An important point here, as well, is asking ‘is it even possible to have sustainable brands, under the current economic system?’ Probably not - the current capitalistic structures aren’t set up to adequately pay workers, artists, minorities, creatives. We know this, huns!
So while we are operating in a restrictive system, we have to do everything we can to change it - and the first thing is at least being aware that not everything that is labelled as ‘sustainable’ actually is.
Lastly, the earth. I always wild tf out when I read that so many brands just burn their unsold merch, to protect their precious auras of exclusivity (even H&M does, which, I mean...honey, what are you protecting there?). So, not only is BURNING CLOTHES terrible for the environment, but harnessing resources to produce more than you need anyway is a terrible starting point. Amongst other ills, the fashion industry pollutes the air, pollutes waterways through dumping of dyes (incredible investigation by my friends at Al Jazeera), and over-farming of natural organisms - and it all comes back to asking where, how and who makes my clothes?
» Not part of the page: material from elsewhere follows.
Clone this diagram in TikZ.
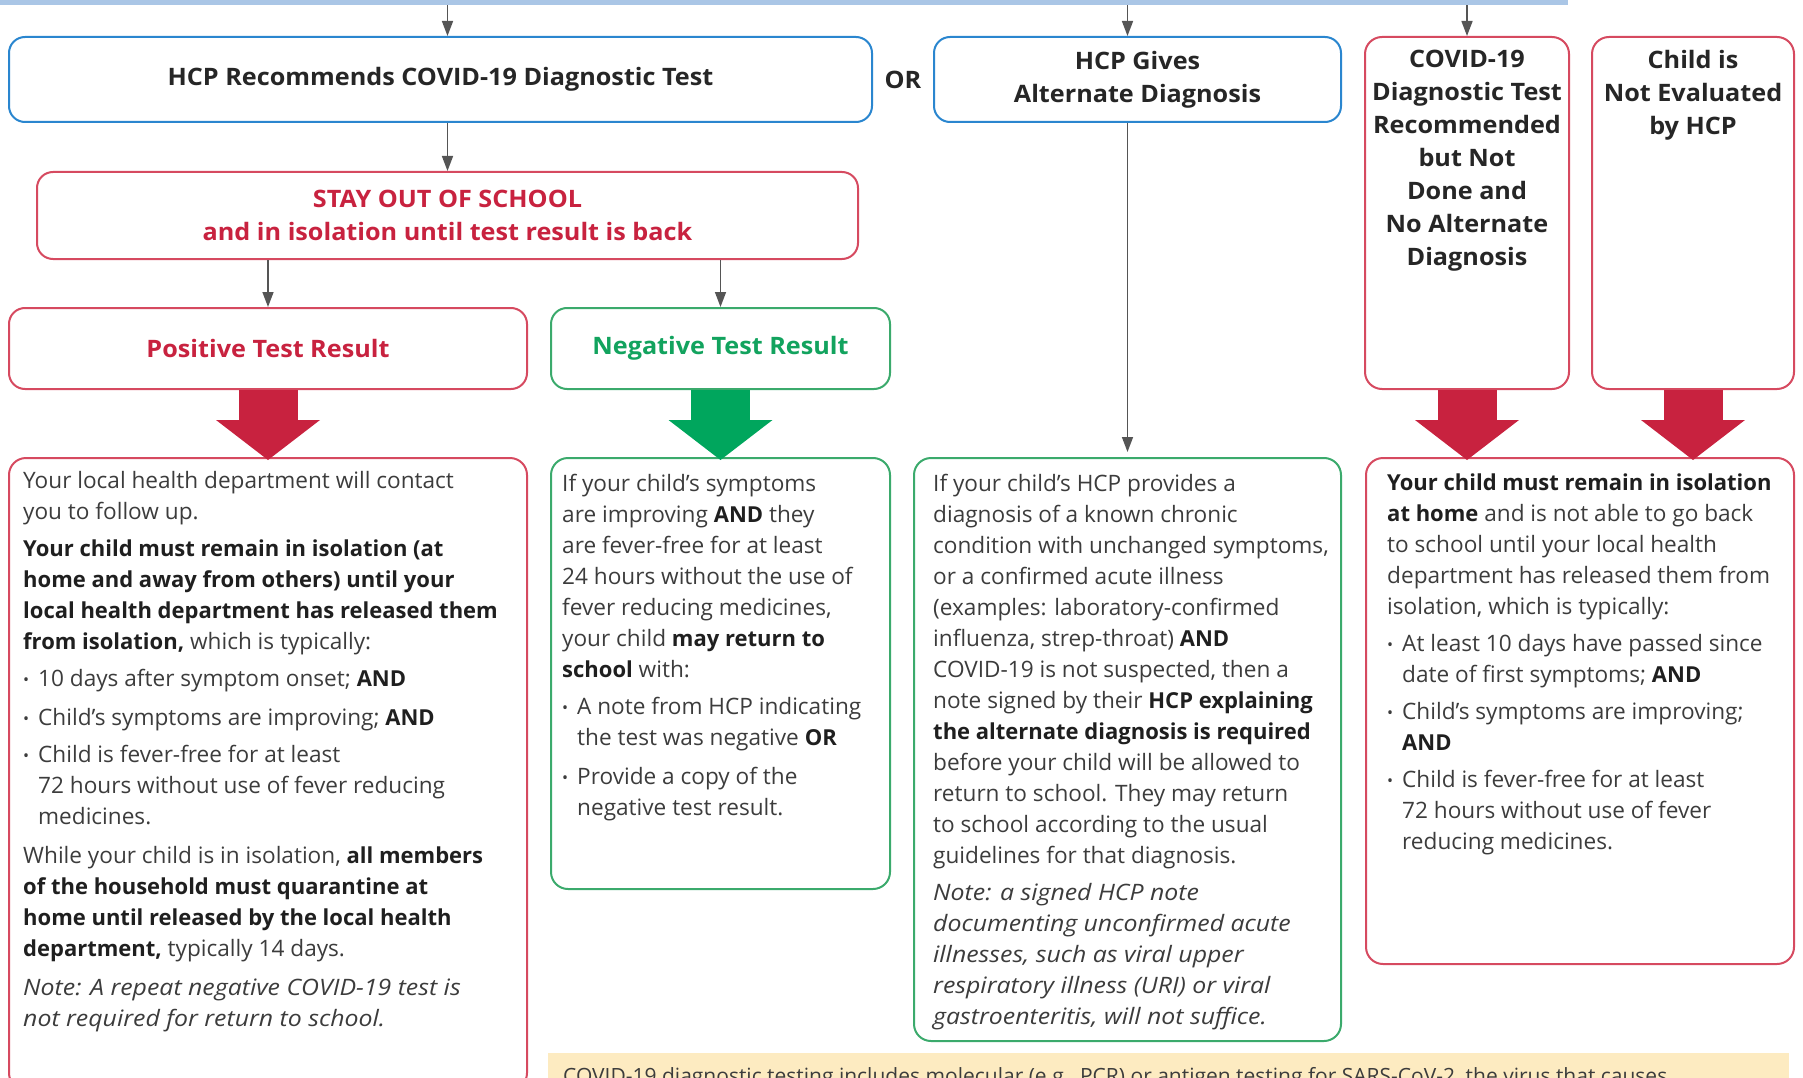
\documentclass[tikz,border=0pt]{standalone}
\usepackage{fontspec}
\setmainfont{Open Sans}
\newfontfamily\headfont[FakeStretch=1.05]{Open Sans}
\newfontfamily\remarkfont[FakeStretch=1.1]{Open Sans}
\usepackage{xcolor}
\usetikzlibrary{arrows.meta}

\definecolor{hcpblue}{HTML}{2A86CF}
\definecolor{alertred}{HTML}{C8223F}
\definecolor{boxred}{HTML}{D64A60}
\definecolor{okgreen}{HTML}{12A35E}
\definecolor{arrowgreen}{HTML}{00A65D}
\definecolor{boxgreen}{HTML}{3BAA6C}
\definecolor{barblue}{HTML}{AAC6E6}
\definecolor{notefill}{HTML}{FDEBC1}
\definecolor{bodygray}{HTML}{3C3C3C}
\definecolor{linegray}{HTML}{555555}

\newcommand{\keyword}[1]{{\fontsize{22}{31}\selectfont\bfseries\color{black!88}#1}}
\newcommand{\remark}[1]{{\remarkfont\itshape #1}}
\newcommand{\itm}{\makebox[15pt][l]{\raisebox{1pt}{\fontsize{16}{16}\selectfont\textbullet}}}
\newcommand{\cont}{\hspace*{15pt}}

\tikzset{
  hbox/.style={rectangle, rounded corners=16pt, line width=2pt, fill=white, align=center,
    font=\headfont\bfseries\fontsize{24}{33}\selectfont, text=black!85},
  htext/.style={align=center, inner sep=0pt, font=\headfont\bfseries\fontsize{24}{33}\selectfont, text=black!85},
  dbox/.style={rectangle, rounded corners=17pt, line width=2pt},
  dtext/.style={anchor=north west, inner sep=0pt, align=left, text=bodygray,
    font=\fontsize{22.6}{31}\selectfont},
  flow/.style={-{Triangle[length=15pt, width=11pt]}, line width=1.5pt, linegray},
  bigarrow/.style={line width=59pt, -{Triangle[length=40pt, width=104pt, line width=0pt]}},
}

\begin{document}
\begin{tikzpicture}[x=1pt, y=-1pt]

% page
\path [use as bounding box, clip] (0, 0) rectangle (1803, 1078);

% top bar
\node (bar) at (784, 2.5) [rectangle, fill=barblue, minimum width=1568pt, minimum height=5pt, inner sep=0pt] {};

% first row
\node (rec) at (440.5, 79.5) [hbox, draw=hcpblue, minimum width=863pt, minimum height=85pt] {HCP Recommends COVID-19 Diagnostic Test};
\node (or) at (903, 80) [htext] {OR};
\node (alt) at (1137.5, 79.5) [hbox, draw=hcpblue, minimum width=407pt, minimum height=85pt] {HCP Gives\\Alternate Diagnosis};

\node (nodone) at (1467, 213) [dbox, draw=boxred, fill=white, minimum width=204pt, minimum height=352pt] {};
\node (nodonet) at (1467, 50) [htext, anchor=north] {COVID-19\\Diagnostic Test\\Recommended\\but Not\\Done and\\No Alternate\\Diagnosis};
\node (noeval) at (1693, 213) [dbox, draw=boxred, fill=white, minimum width=202pt, minimum height=352pt] {};
\node (noevalt) at (1693, 50) [htext, anchor=north] {Child is\\Not Evaluated\\by HCP};

% stay out
\node (stay) at (447.5, 215.5) [hbox, draw=boxred, text=alertred, minimum width=821pt, minimum height=87pt] {STAY OUT OF SCHOOL\\and in isolation until test result is back};

% results
\node (pos) at (268, 348.5) [hbox, draw=boxred, text=alertred, minimum width=518pt, minimum height=81pt] {Positive Test Result};
\node (neg) at (720.5, 348.5) [hbox, draw=boxgreen, text=okgreen, minimum width=339pt, minimum height=81pt] {Negative Test Result};

% detail boxes
\node (posd) at (268, 774) [dbox, draw=boxred, minimum width=518pt, minimum height=632pt] {};
\node (negd) at (720.5, 673.5) [dbox, draw=boxgreen, minimum width=339pt, minimum height=431pt] {};
\node (altd) at (1127.5, 749.5) [dbox, draw=boxgreen, minimum width=427pt, minimum height=583pt] {};
\node (isod) at (1580, 711) [dbox, draw=boxred, minimum width=428pt, minimum height=506pt] {};

% note bar
\node (note) at (1168.5, 1076.5) [rectangle, fill=notefill, minimum width=1241pt, minimum height=47pt] {};
\node (notet) at (563, 1083) [anchor=base west, inner sep=0pt, text=bodygray, font=\fontsize{21}{24}\selectfont] {COVID-19 diagnostic testing includes molecular (e.g., PCR) or antigen testing for SARS-CoV-2, the virus that causes};

% thin arrows
\draw [flow] (bar.south -| stay.north) to (rec.north -| stay.north);
\draw [flow] (rec.south -| stay.north) to (stay.north);
\draw [flow] (stay.south -| pos.north) to (pos.north);
\draw [flow] (stay.south -| neg.north) to (neg.north);
\draw [flow] (bar.south -| altd.north) to (alt.north -| altd.north);
\draw [flow] (bar.south -| nodone.north) to (nodone.north);
\draw [flow] (alt.south -| altd.north) to ([yshift=5pt]altd.north);

% block arrows
\draw [bigarrow, alertred] (pos.south) to ([yshift=-3pt]posd.north);
\draw [bigarrow, arrowgreen] (neg.south) to ([yshift=-3pt]negd.north);
\draw [bigarrow, alertred] (nodone.south) to ([yshift=-3pt]nodone.south |- isod.north);
\draw [bigarrow, alertred] (noeval.south) to ([yshift=-3pt]noeval.south |- isod.north);

% positive text
\node (posdt) at (23, 471) [dtext] {Your local health department will contact\\
you to follow up.\\[6pt]
\keyword{Your child must remain in isolation (at}\\
\keyword{home and away from others) until your}\\
\keyword{local health department has released them}\\
\keyword{from isolation,} which is typically:\\[6pt]
\itm 10 days after symptom onset; \keyword{AND}\\[8pt]
\itm Child's symptoms are improving; \keyword{AND}\\[6pt]
\itm Child is fever-free for at least\\
\cont 72 hours without use of fever reducing\\
\cont medicines.\\[8pt]
While your child is in isolation, \keyword{all members}\\
\keyword{of the household must quarantine at}\\
\keyword{home until released by the local health}\\
\keyword{department,} typically 14 days.\\[8pt]
\remark{Note: A repeat negative COVID-19 test is}\\
\remark{not required for return to school.}};

% negative text
\node (negdt) at (562, 474) [dtext] {If your child's symptoms\\
are improving \keyword{AND} they\\
are fever-free for at least\\
24 hours without the use of\\
fever reducing medicines,\\
your child \keyword{may return to}\\
\keyword{school} with:\\[6pt]
\itm A note from HCP indicating\\
\cont the test was negative \keyword{OR}\\[8pt]
\itm Provide a copy of the\\
\cont negative test result.};

% alternate diagnosis text
\node (altdt) at (933, 474) [dtext] {If your child's HCP provides a\\
diagnosis of a known chronic\\
condition with unchanged symptoms,\\
or a confirmed acute illness\\
(examples: laboratory-confirmed\\
influenza, strep-throat) \keyword{AND}\\
COVID-19 is not suspected, then a\\
note signed by their \keyword{HCP explaining}\\
\keyword{the alternate diagnosis is required}\\
before your child will be allowed to\\
return to school. They may return\\
to school according to the usual\\
guidelines for that diagnosis.\\[6pt]
\remark{Note: a signed HCP note}\\
\remark{documenting unconfirmed acute}\\
\remark{illnesses, such as viral upper}\\
\remark{respiratory illness (URI) or viral}\\
\remark{gastroenteritis, will not suffice.}};

% isolation text
\node (isodt) at (1387, 474) [dtext] {\keyword{Your child must remain in isolation}\\
\keyword{at home} and is not able to go back\\
to school until your local health\\
department has released them from\\
isolation, which is typically:\\[6pt]
\itm At least 10 days have passed since\\
\cont date of first symptoms; \keyword{AND}\\[6pt]
\itm Child's symptoms are improving;\\
\cont \keyword{AND}\\[6pt]
\itm Child is fever-free for at least\\
\cont 72 hours without use of fever\\
\cont reducing medicines.};

\end{tikzpicture}
\end{document}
I can proudly say that Maison de Choup is a certified sustainable brand - tees are made from 100% cotton, with the supplier being a member of the Fair Wear Foundation, and all clothing is also tested for harmful substances, using the Oeko-Tex© standard.
Phew! That was a heavy week. I thought that while I had you here, in the exciting germination of this column, I may as well do my best to bring up the disclaimer that fashion can be hurtful and exploitative straight up. But there are great brands out there who deserve your patronisation, and this list helpfully lays out the facts for you.
Next week, we are going to do a how to wear, which is my favourite conversation to have with any person on earth, dear God. God help you, reader! You’re never going to look at a white tee the same again!
WEARING: I just ran out of pants - pants to wear in summer; light, breezy pants - so I managed to snatch this cotton, mum-vibing, lil piece from Skin & Threads.
LISTENING TO: Las Culturistas - dude, anyone will tell you I am NOT a podcast gal. But I adore Bowen Yang, and to watch him and Matt Rogers countdown the 200 best cultural moments has been a true honour. You’re gonna agree with No. 1, no doubt.
WATCHING: Like everyone with access to a free trial of Disney+, y’all already know the answer to this. HOW DOES A BASTARD, ORPHAN, SON OF A WHORE AND SCOTSMAN–
READING: This column keeps me honest, I tell ya. I finished Becoming, and am looking to purchase Florence Given’s ‘Women Don’t Owe You Pretty,’ as soon as I have more than £5 in my Monzo.
BUYING: These kitchen containers, for no reason other than the colours and the Danish design. I am obsessed with them, and I just take a glance at them every few hours, just to cheer myself up.